* START *
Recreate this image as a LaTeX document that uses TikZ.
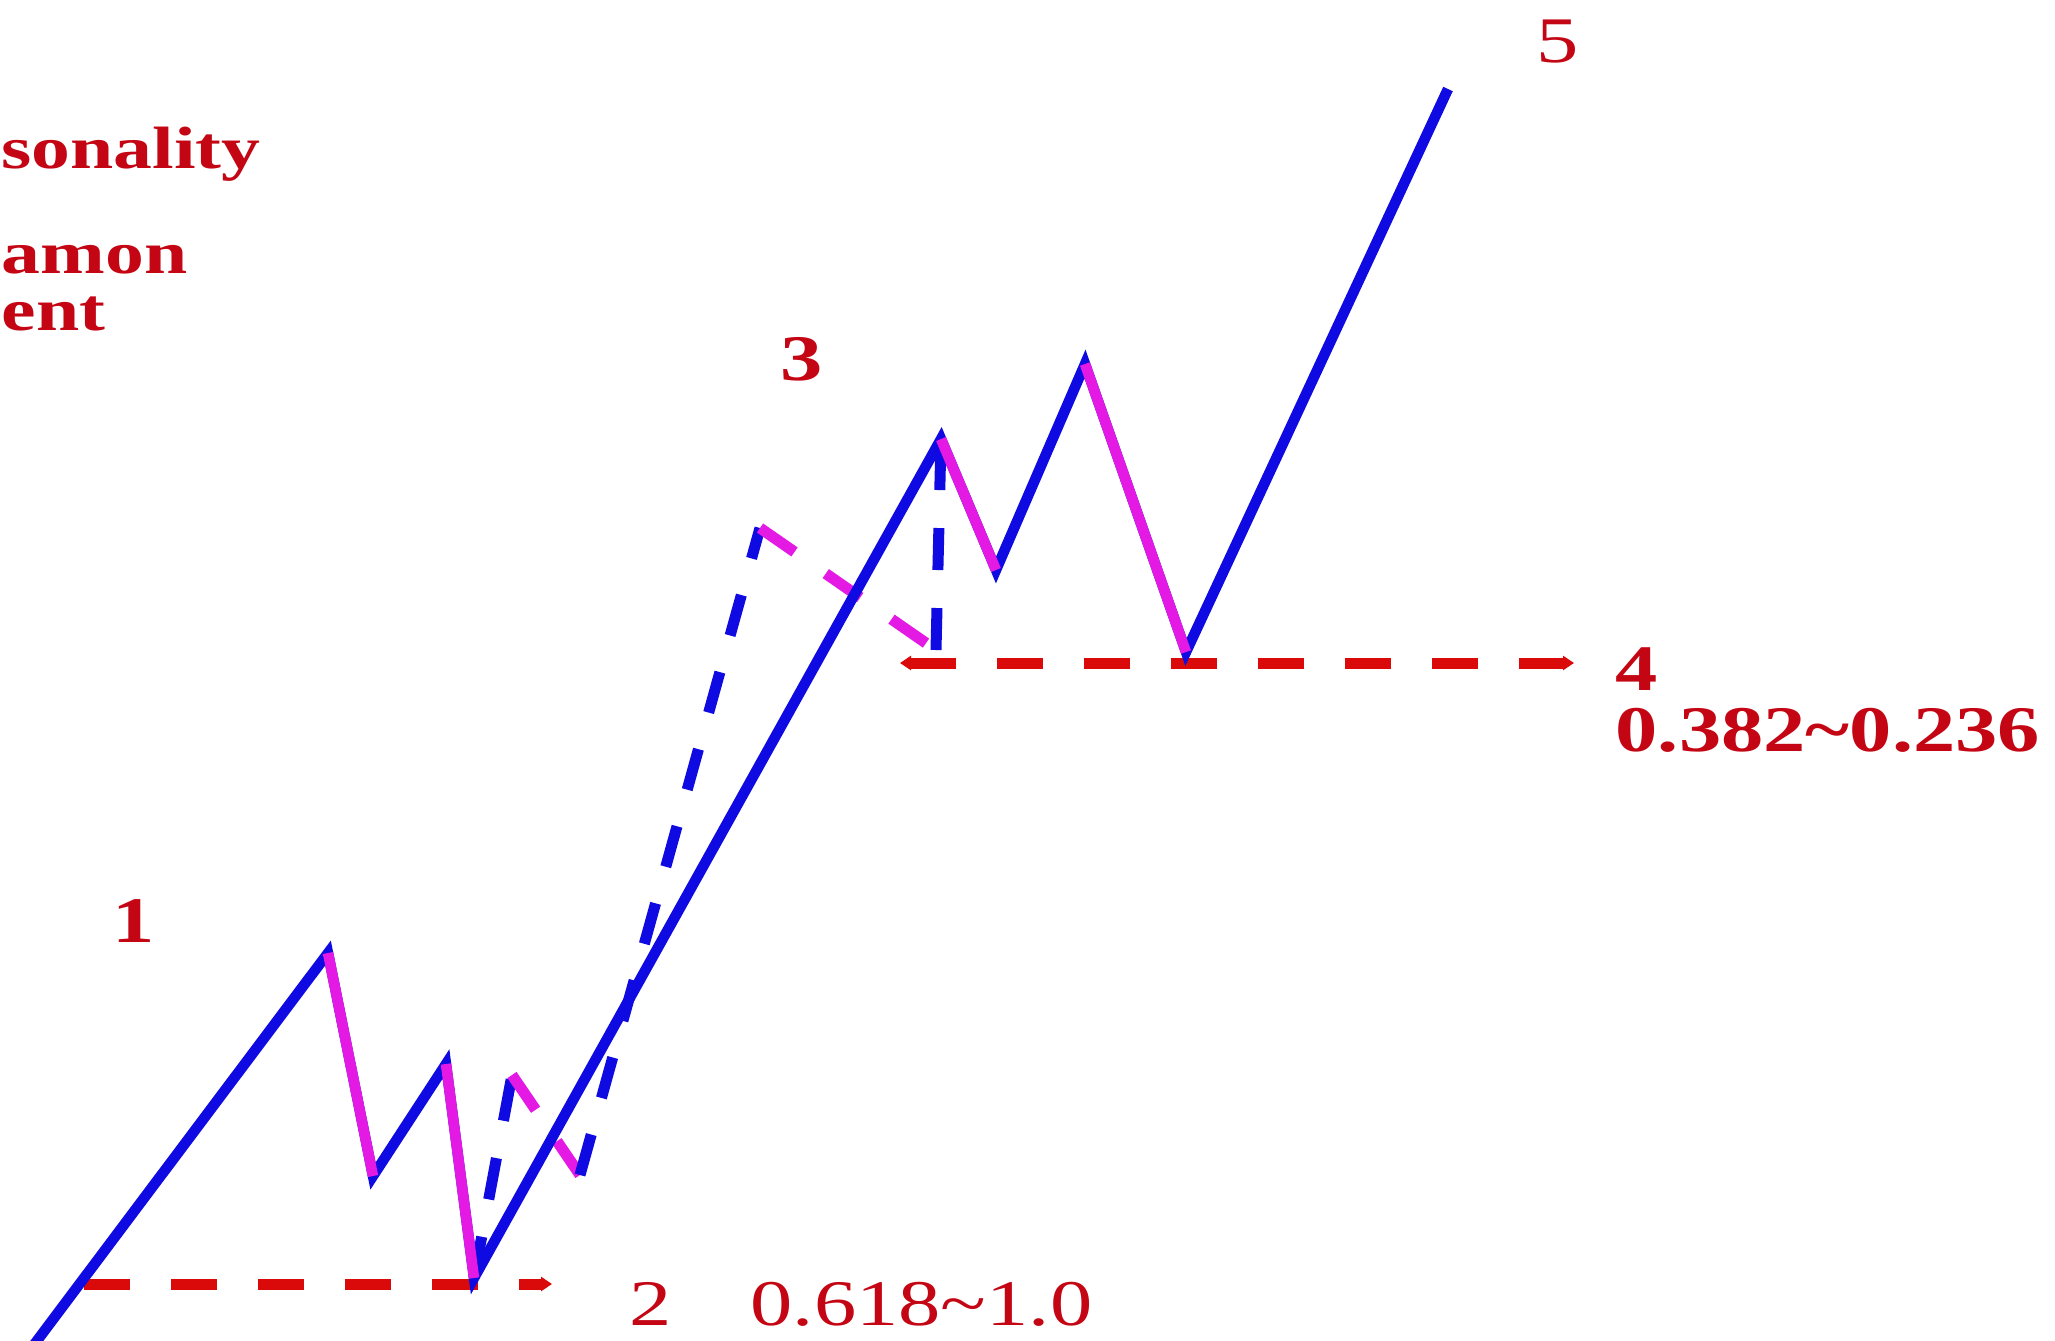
\documentclass[tikz,border=0pt]{standalone}
\usepackage{fontspec}
\setmainfont{Liberation Serif}
\newfontfamily\wavefont[FakeStretch=1.3]{Liberation Serif}
\usepackage{tikz}
\usetikzlibrary{arrows.meta}
\usepackage{xcolor}
\definecolor{waveblue}{RGB}{15,10,225}
\definecolor{wavepink}{RGB}{228,25,228}
\definecolor{levelred}{RGB}{218,10,10}
\definecolor{textred}{RGB}{196,5,20}

\tikzset{
  waveup/.style={draw=waveblue, line width=1.05mm},
  wavedown/.style={draw=wavepink, line width=1.05mm},
  subup/.style={draw=waveblue, line width=1.1mm, dash pattern=on 4.2mm off 3.8mm},
  subdown/.style={draw=wavepink, line width=1.1mm, dash pattern=on 4.2mm off 3.8mm},
  fiblevel/.style={draw=levelred, line width=1.1mm, dash pattern=on 4.6mm off 4.1mm},
  lbl/.style={text=textred, inner sep=0pt, font=\wavefont\fontsize{18.5}{22}\selectfont},
  toptxt/.style={text=textred, inner sep=0pt, anchor=base west, font=\wavefont\fontsize{17}{20}\selectfont\bfseries},
  tinytip/.tip={Triangle[length=1.1mm,width=1.4mm]}
}

\begin{document}
\begin{tikzpicture}[x=0.1mm,y=-0.1mm]
    %\draw[step=100, gray, very thin] (0,0) grid (2055,1340);
    \clip (0,0) rectangle (2055,1340);

    % turning points
    \coordinate (s)  at (30,1350);
    \coordinate (p1) at (328,953);
    \coordinate (a1) at (373,1176);
    \coordinate (b1) at (446,1064);
    \coordinate (l2) at (474,1278);
    \coordinate (p3) at (941,439);
    \coordinate (a3) at (996,570);
    \coordinate (b3) at (1085,364);
    \coordinate (l4) at (1186,652);
    \coordinate (p5) at (1448,89);
    % sub waves of 3
    \coordinate (i)   at (512,1075);
    \coordinate (ii)  at (580,1175);
    \coordinate (iii) at (760,528);
    \coordinate (iv)  at (936,650);
    % retracement levels
    \coordinate (lv2a) at (84,1284);
    \coordinate (lv2b) at (552,1284);
    \coordinate (lv4a) at (900,663);
    \coordinate (lv4b) at (1574,663);

    \begin{scope}[fiblevel]
    \draw[-tinytip] (lv2a) -- (lv2b);
    \draw[tinytip-tinytip] (lv4a) -- (lv4b);
    \end{scope}

    \begin{scope}
    \draw[subup] (l2) -- (i);
    \draw[subdown] (i) -- (ii);
    \draw[subup] (ii) -- (iii);
    \draw[subdown] (iii) -- (iv);
    \draw[subup] (iv) -- (p3);
    \end{scope}

    \begin{scope}
    \draw[waveup] (s) -- (p1) -- (a1) -- (b1) -- (l2) -- (p3) -- (a3) -- (b3) -- (l4) -- (p5);
    \draw[wavedown] (p1) -- (a1);
    \draw[wavedown] (b1) -- (l2);
    \draw[wavedown] (p3) -- (a3);
    \draw[wavedown] (b3) -- (l4);
    \end{scope}

    \node[toptxt] (t1) at (1,168) {sonality};
    \node[toptxt] (t2) at (1,273) {amon};
    \node[toptxt] (t3) at (1,330) {ent};

    \node[lbl, font=\wavefont\fontsize{18.5}{22}\selectfont\bfseries] (n1) at (134,921) {1};
    \node[lbl, anchor=base west] (n2) at (629,1325) {2};
    \node[lbl, anchor=base west] (r2) at (750,1325) {0.618\textasciitilde1.0};
    \node[lbl, font=\wavefont\fontsize{18.5}{22}\selectfont\bfseries] (n3) at (802,359) {3};
    \node[lbl, anchor=base west, font=\wavefont\fontsize{18.5}{22}\selectfont\bfseries] (n4) at (1615,690) {4};
    \node[lbl, anchor=base west, font=\wavefont\fontsize{18.5}{22}\selectfont\bfseries] (r4) at (1615,751) {0.382\textasciitilde0.236};
    \node[lbl] (n5) at (1558,42) {5};
\end{tikzpicture}
\end{document}
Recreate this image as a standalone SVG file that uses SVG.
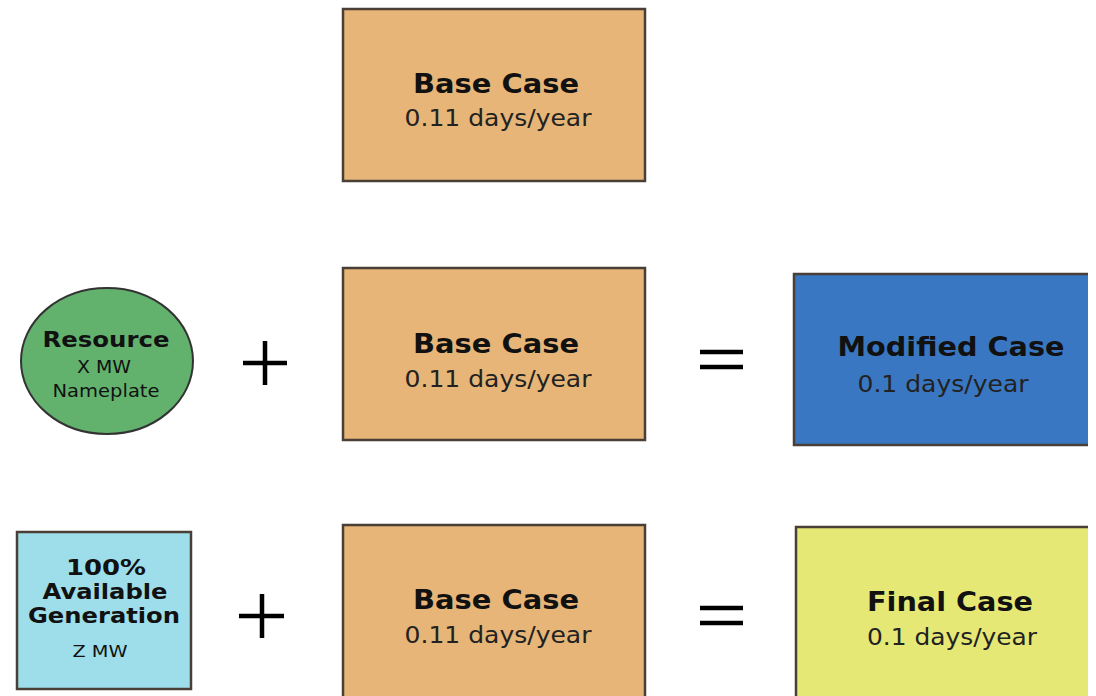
<svg xmlns="http://www.w3.org/2000/svg" width="1096" height="696" viewBox="0 0 1096 696">
<defs>
<clipPath id="clip"><rect x="0" y="0" width="1088" height="696"/></clipPath>
</defs>
<style>
.box{stroke:#4a3f36;stroke-width:2.5}
.base{fill:#E6B577}
.t{font-family:"DejaVu Sans","Verdana",sans-serif;fill:#111;text-anchor:middle}
.b{font-weight:bold;font-size:26px}
.s{font-size:23px;fill:#222}
.op{stroke:#000;stroke-width:4.5;fill:none}
</style>
<rect width="1096" height="696" fill="#fff"/>
<g clip-path="url(#clip)">
<g id="base-top">
<rect class="box base" x="343" y="9" width="302" height="172"/>
<text class="t b" x="496" y="93" textLength="166" lengthAdjust="spacingAndGlyphs">Base Case</text>
<text class="t s" x="498" y="126" textLength="187" lengthAdjust="spacingAndGlyphs">0.11 days/year</text>
</g>
<g id="resource">
<ellipse cx="107" cy="361" rx="86" ry="73" fill="#62B26E" stroke="#333" stroke-width="2"/>
<text class="t" x="106" y="347" font-weight="bold" font-size="21" textLength="127" lengthAdjust="spacingAndGlyphs">Resource</text>
<text class="t" x="104" y="373" font-size="17" fill="#222" textLength="54" lengthAdjust="spacingAndGlyphs">X MW</text>
<text class="t" x="106" y="397" font-size="17" fill="#222" textLength="107" lengthAdjust="spacingAndGlyphs">Nameplate</text>
</g>
<g id="base-mid">
<rect class="box base" x="343" y="268" width="302" height="172"/>
<text class="t b" x="496" y="353" textLength="166" lengthAdjust="spacingAndGlyphs">Base Case</text>
<text class="t s" x="498" y="387" textLength="187" lengthAdjust="spacingAndGlyphs">0.11 days/year</text>
</g>
<g id="modified">
<rect class="box" x="794" y="274" width="310" height="171" fill="#3A77C2"/>
<text class="t b" x="951" y="356" textLength="227" lengthAdjust="spacingAndGlyphs">Modified Case</text>
<text class="t s" x="943" y="392" textLength="171" lengthAdjust="spacingAndGlyphs">0.1 days/year</text>
</g>
<g id="available">
<rect class="box" x="17" y="532" width="174" height="157" fill="#9EDEEA"/>
<text class="t" x="106" y="575" font-weight="bold" font-size="21" textLength="80" lengthAdjust="spacingAndGlyphs">100%</text>
<text class="t" x="105" y="599" font-weight="bold" font-size="21" textLength="125" lengthAdjust="spacingAndGlyphs">Available</text>
<text class="t" x="104" y="623" font-weight="bold" font-size="21" textLength="152" lengthAdjust="spacingAndGlyphs">Generation</text>
<text class="t" x="100" y="657" font-size="16" fill="#333" textLength="55" lengthAdjust="spacingAndGlyphs">Z MW</text>
</g>
<g id="base-bot">
<rect class="box base" x="343" y="525" width="302" height="180"/>
<text class="t b" x="496" y="609" textLength="166" lengthAdjust="spacingAndGlyphs">Base Case</text>
<text class="t s" x="498" y="643" textLength="187" lengthAdjust="spacingAndGlyphs">0.11 days/year</text>
</g>
<g id="final">
<rect class="box" x="796" y="527" width="310" height="180" fill="#E6E875"/>
<text class="t b" x="950" y="611" textLength="166" lengthAdjust="spacingAndGlyphs">Final Case</text>
<text class="t s" x="952" y="645" textLength="170" lengthAdjust="spacingAndGlyphs">0.1 days/year</text>
</g>
</g>
<g id="connectors">
<path class="op" d="M243 363H287M265 341V385"/>
<path class="op" d="M239 616H284M262 594V638"/>
<path class="op" d="M700 352H743M700 367H743"/>
<path class="op" d="M700 608H743M700 623H743"/>
</g>
</svg>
* END *
Task prompt: Quote the full listing above word for word; exclude every picture from the copy.

Full output:
Recreate this image as a LaTeX document that uses TikZ.
\documentclass[tikz,border=0pt]{standalone}
\usepackage{fontspec}
\setmainfont{Liberation Serif}
\newfontfamily\wavefont[FakeStretch=1.3]{Liberation Serif}
\usepackage{tikz}
\usetikzlibrary{arrows.meta}
\usepackage{xcolor}
\definecolor{waveblue}{RGB}{15,10,225}
\definecolor{wavepink}{RGB}{228,25,228}
\definecolor{levelred}{RGB}{218,10,10}
\definecolor{textred}{RGB}{196,5,20}

\tikzset{
  waveup/.style={draw=waveblue, line width=1.05mm},
  wavedown/.style={draw=wavepink, line width=1.05mm},
  subup/.style={draw=waveblue, line width=1.1mm, dash pattern=on 4.2mm off 3.8mm},
  subdown/.style={draw=wavepink, line width=1.1mm, dash pattern=on 4.2mm off 3.8mm},
  fiblevel/.style={draw=levelred, line width=1.1mm, dash pattern=on 4.6mm off 4.1mm},
  lbl/.style={text=textred, inner sep=0pt, font=\wavefont\fontsize{18.5}{22}\selectfont},
  toptxt/.style={text=textred, inner sep=0pt, anchor=base west, font=\wavefont\fontsize{17}{20}\selectfont\bfseries},
  tinytip/.tip={Triangle[length=1.1mm,width=1.4mm]}
}

\begin{document}
\begin{tikzpicture}[x=0.1mm,y=-0.1mm]
    %\draw[step=100, gray, very thin] (0,0) grid (2055,1340);
    \clip (0,0) rectangle (2055,1340);

    % turning points
    \coordinate (s)  at (30,1350);
    \coordinate (p1) at (328,953);
    \coordinate (a1) at (373,1176);
    \coordinate (b1) at (446,1064);
    \coordinate (l2) at (474,1278);
    \coordinate (p3) at (941,439);
    \coordinate (a3) at (996,570);
    \coordinate (b3) at (1085,364);
    \coordinate (l4) at (1186,652);
    \coordinate (p5) at (1448,89);
    % sub waves of 3
    \coordinate (i)   at (512,1075);
    \coordinate (ii)  at (580,1175);
    \coordinate (iii) at (760,528);
    \coordinate (iv)  at (936,650);
    % retracement levels
    \coordinate (lv2a) at (84,1284);
    \coordinate (lv2b) at (552,1284);
    \coordinate (lv4a) at (900,663);
    \coordinate (lv4b) at (1574,663);

    \begin{scope}[fiblevel]
    \draw[-tinytip] (lv2a) -- (lv2b);
    \draw[tinytip-tinytip] (lv4a) -- (lv4b);
    \end{scope}

    \begin{scope}
    \draw[subup] (l2) -- (i);
    \draw[subdown] (i) -- (ii);
    \draw[subup] (ii) -- (iii);
    \draw[subdown] (iii) -- (iv);
    \draw[subup] (iv) -- (p3);
    \end{scope}

    \begin{scope}
    \draw[waveup] (s) -- (p1) -- (a1) -- (b1) -- (l2) -- (p3) -- (a3) -- (b3) -- (l4) -- (p5);
    \draw[wavedown] (p1) -- (a1);
    \draw[wavedown] (b1) -- (l2);
    \draw[wavedown] (p3) -- (a3);
    \draw[wavedown] (b3) -- (l4);
    \end{scope}

    \node[toptxt] (t1) at (1,168) {sonality};
    \node[toptxt] (t2) at (1,273) {amon};
    \node[toptxt] (t3) at (1,330) {ent};

    \node[lbl, font=\wavefont\fontsize{18.5}{22}\selectfont\bfseries] (n1) at (134,921) {1};
    \node[lbl, anchor=base west] (n2) at (629,1325) {2};
    \node[lbl, anchor=base west] (r2) at (750,1325) {0.618\textasciitilde1.0};
    \node[lbl, font=\wavefont\fontsize{18.5}{22}\selectfont\bfseries] (n3) at (802,359) {3};
    \node[lbl, anchor=base west, font=\wavefont\fontsize{18.5}{22}\selectfont\bfseries] (n4) at (1615,690) {4};
    \node[lbl, anchor=base west, font=\wavefont\fontsize{18.5}{22}\selectfont\bfseries] (r4) at (1615,751) {0.382\textasciitilde0.236};
    \node[lbl] (n5) at (1558,42) {5};
\end{tikzpicture}
\end{document}
Recreate this image as a standalone SVG file that uses SVG.
<svg xmlns="http://www.w3.org/2000/svg" width="1096" height="696" viewBox="0 0 1096 696">
<defs>
<clipPath id="clip"><rect x="0" y="0" width="1088" height="696"/></clipPath>
</defs>
<style>
.box{stroke:#4a3f36;stroke-width:2.5}
.base{fill:#E6B577}
.t{font-family:"DejaVu Sans","Verdana",sans-serif;fill:#111;text-anchor:middle}
.b{font-weight:bold;font-size:26px}
.s{font-size:23px;fill:#222}
.op{stroke:#000;stroke-width:4.5;fill:none}
</style>
<rect width="1096" height="696" fill="#fff"/>
<g clip-path="url(#clip)">
<g id="base-top">
<rect class="box base" x="343" y="9" width="302" height="172"/>
<text class="t b" x="496" y="93" textLength="166" lengthAdjust="spacingAndGlyphs">Base Case</text>
<text class="t s" x="498" y="126" textLength="187" lengthAdjust="spacingAndGlyphs">0.11 days/year</text>
</g>
<g id="resource">
<ellipse cx="107" cy="361" rx="86" ry="73" fill="#62B26E" stroke="#333" stroke-width="2"/>
<text class="t" x="106" y="347" font-weight="bold" font-size="21" textLength="127" lengthAdjust="spacingAndGlyphs">Resource</text>
<text class="t" x="104" y="373" font-size="17" fill="#222" textLength="54" lengthAdjust="spacingAndGlyphs">X MW</text>
<text class="t" x="106" y="397" font-size="17" fill="#222" textLength="107" lengthAdjust="spacingAndGlyphs">Nameplate</text>
</g>
<g id="base-mid">
<rect class="box base" x="343" y="268" width="302" height="172"/>
<text class="t b" x="496" y="353" textLength="166" lengthAdjust="spacingAndGlyphs">Base Case</text>
<text class="t s" x="498" y="387" textLength="187" lengthAdjust="spacingAndGlyphs">0.11 days/year</text>
</g>
<g id="modified">
<rect class="box" x="794" y="274" width="310" height="171" fill="#3A77C2"/>
<text class="t b" x="951" y="356" textLength="227" lengthAdjust="spacingAndGlyphs">Modified Case</text>
<text class="t s" x="943" y="392" textLength="171" lengthAdjust="spacingAndGlyphs">0.1 days/year</text>
</g>
<g id="available">
<rect class="box" x="17" y="532" width="174" height="157" fill="#9EDEEA"/>
<text class="t" x="106" y="575" font-weight="bold" font-size="21" textLength="80" lengthAdjust="spacingAndGlyphs">100%</text>
<text class="t" x="105" y="599" font-weight="bold" font-size="21" textLength="125" lengthAdjust="spacingAndGlyphs">Available</text>
<text class="t" x="104" y="623" font-weight="bold" font-size="21" textLength="152" lengthAdjust="spacingAndGlyphs">Generation</text>
<text class="t" x="100" y="657" font-size="16" fill="#333" textLength="55" lengthAdjust="spacingAndGlyphs">Z MW</text>
</g>
<g id="base-bot">
<rect class="box base" x="343" y="525" width="302" height="180"/>
<text class="t b" x="496" y="609" textLength="166" lengthAdjust="spacingAndGlyphs">Base Case</text>
<text class="t s" x="498" y="643" textLength="187" lengthAdjust="spacingAndGlyphs">0.11 days/year</text>
</g>
<g id="final">
<rect class="box" x="796" y="527" width="310" height="180" fill="#E6E875"/>
<text class="t b" x="950" y="611" textLength="166" lengthAdjust="spacingAndGlyphs">Final Case</text>
<text class="t s" x="952" y="645" textLength="170" lengthAdjust="spacingAndGlyphs">0.1 days/year</text>
</g>
</g>
<g id="connectors">
<path class="op" d="M243 363H287M265 341V385"/>
<path class="op" d="M239 616H284M262 594V638"/>
<path class="op" d="M700 352H743M700 367H743"/>
<path class="op" d="M700 608H743M700 623H743"/>
</g>
</svg>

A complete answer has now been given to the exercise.